Inviting traders to meet with a farmer group.
Where the possibilities of doing business can be explored.

Assisting traders to find new market outlets.
This may involve identifying market opportunities for traders to explore and supporting sales visits.

Creating linkages between a group of growers and a processor.
This could involve finding out the raw material needs of the processor and the likely buying prices. Farmers' interest in working with the processor can be established and both parties helped to develop an arrangement covering production planning, technical and input support, prices and quality standards, delivery and payment terms. Ongoing support can include the monitoring of production and payments and assisting with dispute resolution.

Assisting farmers to overcome transport problems.
This could involve working with a group of farmers and a trucker to develop a transport service.

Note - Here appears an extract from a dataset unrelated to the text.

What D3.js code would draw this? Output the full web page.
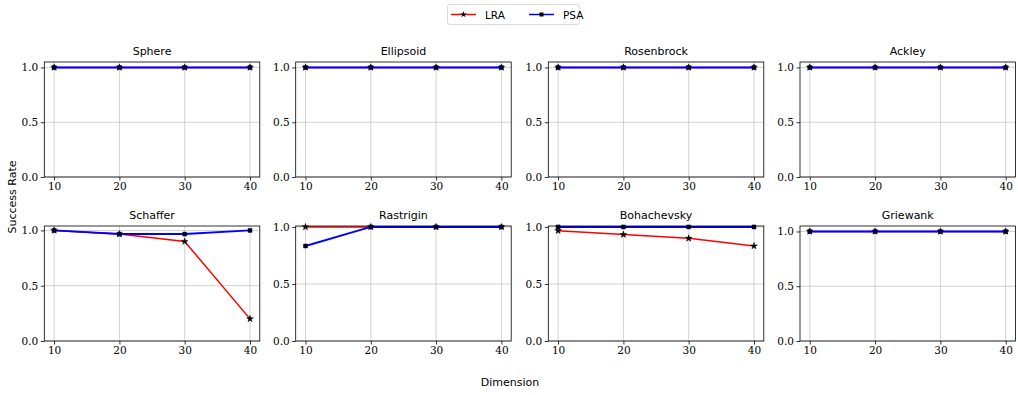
<!DOCTYPE html>
<html><head><meta charset="utf-8">
<script src="https://cdn.jsdelivr.net/npm/d3@7"></script>
<style>body{margin:0;background:#fff}</style>
</head><body>
<svg id="c" width="1018" height="395"></svg>
<script>
const dims = [10, 20, 30, 40];
const functions = ["Sphere","Ellipsoid","Rosenbrock","Ackley","Schaffer","Rastrigin","Bohachevsky","Griewank"];
const lraValues = [
  [1,1,1,1],[1,1,1,1],[1,1,1,1],[1,1,1,1],
  [1.0,0.967,0.9,0.2],[1,1,1,1],[0.967,0.933,0.9,0.833],[1,1,1,1]
];
const psaValues = [
  [1,1,1,1],[1,1,1,1],[1,1,1,1],[1,1,1,1],
  [1.0,0.967,0.967,1.0],[0.833,1,1,1],[1,1,1,1],[1,1,1,1]
];
const yTicks = [0, 0.5, 1.0];
const seriesNames = ["LRA","PSA"];

const svg = d3.select("#c");
const colLeft = [44.3, 295.7, 548.3, 800];
const rowTop = [62, 226];
const pw = 215.5, ph = 115;
const sans = "DejaVu Sans";
const serif = "'DejaVu Serif', 'Liberation Serif', serif";

functions.forEach((name, i) => {
  const r = Math.floor(i/4), c = i%4;
  const x0 = colLeft[c], y0 = rowTop[r];
  const all = lraValues[i].concat(psaValues[i]);
  const mx = d3.max(all), mn = d3.min(all);
  const top = mx > mn ? mx + 0.05*(mx-mn) : mx*1.05;
  const x = d3.scaleLinear().domain([8.5, 41.5]).range([x0, x0+pw]);
  const y = d3.scaleLinear().domain([0, top]).range([y0+ph, y0]);
  const g = svg.append("g");
  g.selectAll(".gx").data(dims).enter().append("line")
    .attr("x1", d=>x(d)).attr("x2", d=>x(d)).attr("y1", y0).attr("y2", y0+ph)
    .attr("stroke", "#b0b0b0").attr("stroke-width", 0.8).attr("opacity", 0.7);
  g.selectAll(".gy").data(yTicks).enter().append("line")
    .attr("x1", x0).attr("x2", x0+pw).attr("y1", d=>y(d)).attr("y2", d=>y(d))
    .attr("stroke", "#b0b0b0").attr("stroke-width", 0.8).attr("opacity", 0.7);
  const line = d3.line().x((d,j)=>x(dims[j])).y(d=>y(d));
  [[lraValues[i], "#ff0000", "star", 1.5], [psaValues[i], "#0000ff", "sq", 1.9]].forEach(([vals, col, m, w]) => {
    g.append("path").attr("d", line(vals)).attr("fill","none").attr("stroke", col).attr("stroke-width", w);
    const sym = m === "star" ? d3.symbol().type(d3.symbolStar).size(14) : d3.symbol().type(d3.symbolSquare).size(16);
    g.selectAll(null).data(vals).enter().append("path")
      .attr("d", sym()).attr("transform", (d,j)=>`translate(${x(dims[j])},${y(d)})`)
      .attr("fill", "#000").attr("stroke", m==="sq" ? "#000080" : "#000").attr("stroke-width", 0.5);
  });
  const ax = g.append("g").attr("transform", `translate(0,${y0+ph})`)
    .call(d3.axisBottom(x).tickValues(dims).tickSize(3.5).tickPadding(2.5).tickFormat(d3.format("d")));
  const ay = g.append("g").attr("transform", `translate(${x0},0)`)
    .call(d3.axisLeft(y).tickValues(yTicks).tickSize(3.5).tickPadding(2.5).tickFormat(d3.format(".1f")));
  [ax, ay].forEach(a => {
    a.attr("font-family", serif).attr("font-size", 10.5);
    a.select(".domain").remove();
    a.selectAll("text").style("font-family", serif).style("font-size", "10.5px").attr("fill","#000");
    a.selectAll("line").attr("stroke","#000").attr("stroke-width",0.8);
  });
  g.append("rect").attr("x", x0).attr("y", y0).attr("width", pw).attr("height", ph)
    .attr("fill","none").attr("stroke","#000").attr("stroke-width",0.8);
  g.append("text").attr("x", x0+pw/2).attr("y", y0-7).attr("text-anchor","middle")
    .attr("font-family", sans).attr("font-size", 11).text(name);
});

svg.append("text").attr("transform","translate(16,197) rotate(-90)").attr("text-anchor","middle")
  .attr("font-family", sans).attr("font-size", 11).text("Success Rate");
svg.append("text").attr("x", 510).attr("y", 386).attr("text-anchor","middle")
  .attr("font-family", sans).attr("font-size", 11).text("Dimension");

const lg = svg.append("g");
lg.append("rect").attr("x", 447.5).attr("y", 4.5).attr("width", 132).attr("height", 20).attr("rx", 2.5)
  .attr("fill","#fff").attr("stroke","#d0d0d0").attr("stroke-width", 0.8);
const legX = [451, 529];
const legCol = ["#ff0000","#0000ff"];
seriesNames.forEach((s, k) => {
  lg.append("line").attr("x1", legX[k]).attr("x2", legX[k]+25).attr("y1", 14.5).attr("y2", 14.5)
    .attr("stroke", legCol[k]).attr("stroke-width", 1.5);
  const sym = k === 0 ? d3.symbol().type(d3.symbolStar).size(14) : d3.symbol().type(d3.symbolSquare).size(16);
  lg.append("path").attr("d", sym()).attr("transform", `translate(${legX[k]+12.5},14.5)`).attr("fill","#000");
  lg.append("text").attr("x", legX[k]+34).attr("y", 18.5).attr("font-family", sans).attr("font-size", 10.5).text(s);
});
</script>
</body></html>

Promoting new market places.
This could involve encouraging the establishment of an assembly market or a farmers' market in the local town and assisting with its planning.

Providing information and negotiating support to farmers and farmer groups.
Farmers can be assisted by providing them with names and contacts of important businesses such as suppliers of packaging, transport companies, market agents and traders and processing companies. Farmers can be guided as to typical prices, packaging, comparative transport costs, and agents with good reputations.

Supporting the start-up of new trading relationships.
Helping to act as a go-between in the event of disputes and breakdowns in communication.